If you point a video camera at a very bright source (say, the Sun), the image "blooms" or brightens all over --- there are so many electrons produced in the pixels corresponding to the bright source that they spill over into adjacent rows and column, perhaps over the entire detector. Better CCD's will "bleed" only along the fast readout direction (a single row), and perhaps a few adjacent rows.
The LASCO and EIT CCD cameras include "anti-bleed" electronics which limit the pixel bleeding around bright sources to less than the full row (and usually no adjacent rows). In the case of a marginally too-bright object, the pixel bleeding will be only a few pixels in either direction along the fast readout direction. Thus, the "flying saucer" images.

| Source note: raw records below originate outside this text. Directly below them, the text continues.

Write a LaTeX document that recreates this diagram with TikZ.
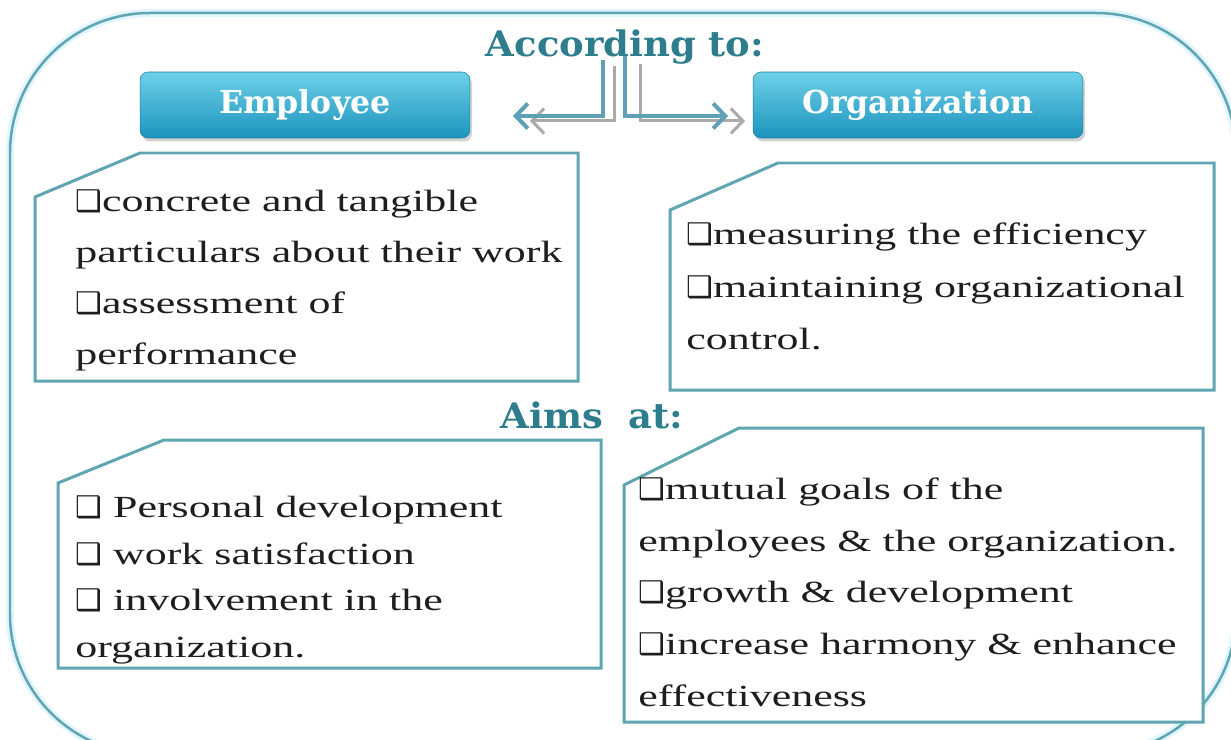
\documentclass[tikz,border=0pt]{standalone}
\usepackage{fontspec}
\setmainfont{Liberation Serif}
\newfontfamily\bodyfont[FakeStretch=1.43]{Liberation Serif}
\newfontfamily\headfont{DejaVu Serif}
\newfontfamily\headwide[FakeStretch=1.05]{DejaVu Serif}
\newfontfamily\symfont{DejaVu Sans}
\usetikzlibrary{arrows.meta,shadows}
\definecolor{headteal}{RGB}{46,125,140}
\definecolor{edgeteal}{RGB}{95,165,178}
\definecolor{btntop}{RGB}{110,208,232}
\definecolor{btnbot}{RGB}{28,148,190}
\definecolor{arrteal}{RGB}{95,160,180}
\definecolor{arrgray}{RGB}{170,170,170}
\definecolor{bodyink}{RGB}{30,30,30}
\newcommand{\bx}{{\symfont\fontsize{17}{17}\selectfont ❑}}
\tikzset{
  outerline/.style={draw=edgeteal, line width=0.05cm, rounded corners=2.8cm},
  outerglow/.style={draw=cyan!12, line width=0.16cm, rounded corners=2.8cm},
  panel/.style={draw=edgeteal, line width=0.06cm, fill=white, line join=miter},
  btn/.style={rounded corners=0.16cm, top color=btntop, bottom color=btnbot,
    draw=btnbot!85!black, line width=0.3pt,
    drop shadow={opacity=0.35, shadow xshift=0.04cm, shadow yshift=-0.07cm},
    minimum width=6.6cm, minimum height=1.32cm, inner sep=0pt,
    text=white, font=\headfont\bfseries\fontsize{18}{18}\selectfont},
  heading/.style={text=headteal, inner sep=0pt, font=\headwide\bfseries\fontsize{20}{20}\selectfont},
  bodytext/.style={anchor=north west, inner sep=0pt, align=left, text=bodyink},
  arrT/.style={draw=arrteal, line width=0.08cm, -{Straight Barb[length=0.24cm, width=0.5cm]}},
  arrG/.style={draw=arrgray, line width=0.06cm, -{Straight Barb[length=0.24cm, width=0.5cm]}},
}
\begin{document}
\begin{tikzpicture}[x=0.02cm, y=-0.02cm]
\useasboundingbox (0,0) rectangle (1231,740);
\fill[white] (0,0) rectangle (1231,740);
% outer frame
\draw[outerglow] (10,754) -- (10,13) -- (1236,13) -- (1236,754) -- cycle;
\draw[outerline] (10,754) -- (10,13) -- (1236,13) -- (1236,754) -- cycle;
% panels
\draw[panel] (35,197) -- (140,153) -- (578,153) -- (578,381) -- (35,381) -- cycle;
\draw[panel] (670,210) -- (778,163) -- (1214,163) -- (1214,390) -- (670,390) -- cycle;
\draw[panel] (58,483) -- (164,440) -- (601,440) -- (601,668) -- (58,668) -- cycle;
\draw[panel] (624,485) -- (739,428) -- (1203,428) -- (1203,722) -- (624,722) -- cycle;
% headings
\node[heading] (according) at (625,47) {According to:};
\node[heading] (aims) at (592,415) {Aims\ \ at:};
% buttons
\node[btn] (employee) at (305,105) {Employee};
\node[btn] (organization) at (918,105) {Organization};
% arrows
\coordinate (lgtop) at (614,66);
\coordinate (lgbend) at (614,121);
\coordinate (lgtip) at (530,121);
\coordinate (lttop) at (603,60);
\coordinate (ltbend) at (603,116);
\coordinate (lttip) at (513,116);
\coordinate (rgtop) at (640,64);
\coordinate (rgbend) at (640,121);
\coordinate (rgtip) at (745,121);
\coordinate (rttop) at (625,56);
\coordinate (rtbend) at (625,116);
\coordinate (rttip) at (728,116);
\draw[arrG] (lgtop) -- (lgbend) -- (lgtip);
\draw[arrG] (rgtop) -- (rgbend) -- (rgtip);
\draw[arrT] (lttop) -- (ltbend) -- (lttip);
\draw[arrT] (rttop) -- (rtbend) -- (rttip);
% texts
\node[bodytext, font=\bodyfont\fontsize{17.5}{29}\selectfont] (t1) at (75,176)
  {\rule{0pt}{20pt}\bx concrete and tangible\\particulars about their work\\\bx assessment of\\performance};
\node[bodytext, font=\bodyfont\fontsize{17.5}{29.9}\selectfont] (t2) at (686,209)
  {\rule{0pt}{20pt}\bx measuring the efficiency\\\bx maintaining organizational\\control.};
\node[bodytext, font=\bodyfont\fontsize{17.5}{26.5}\selectfont] (t3) at (75,482)
  {\rule{0pt}{20pt}\bx\ Personal development\\\bx\ work satisfaction\\\bx\ involvement in the\\organization.};
\node[bodytext, font=\bodyfont\fontsize{17.5}{29.4}\selectfont] (t4) at (638,464)
  {\rule{0pt}{20pt}\bx mutual goals of the\\employees \& the organization.\\\bx growth \& development\\\bx increase harmony \& enhance\\effectiveness};
\end{tikzpicture}
\end{document}
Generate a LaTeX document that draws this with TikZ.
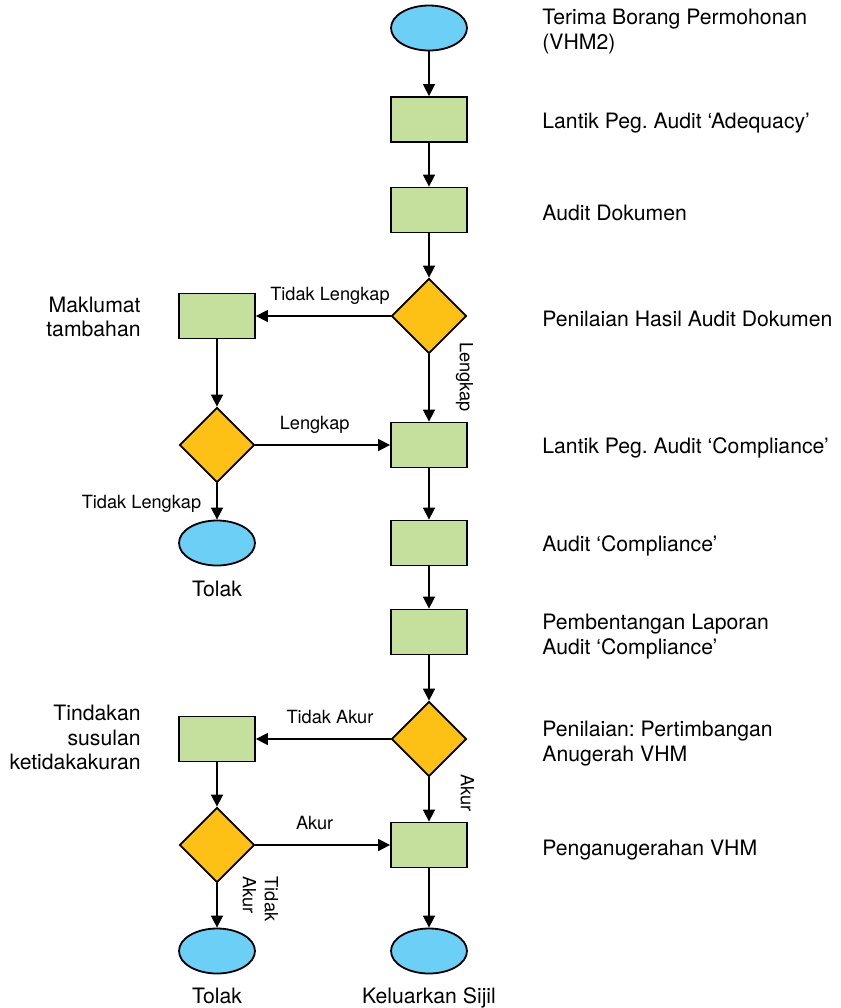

A few of the LASCO images that have appeared on the "extraterrestrial" Web sites show much larger and brighter, but still saucer-like features. These images are in fact obtained with the instrument door closed, but with an incorrectly long exposure. The big "saucers" result from massive pixel bleeding along every row of the detector containing part of the image of the "opal," or small diffusing lens, in the instrument door, that is used for obtaining calibration data.
If your correspondents still prefer to believe that the pixel-bled images of planets or bright stars are something else, ask them why the extended part of the "saucers" (i.e., the pixel bleeding) always occurs in the same direction relative to the image --- even when the spacecraft is rolled relative to its normal orientation relative to the Sun.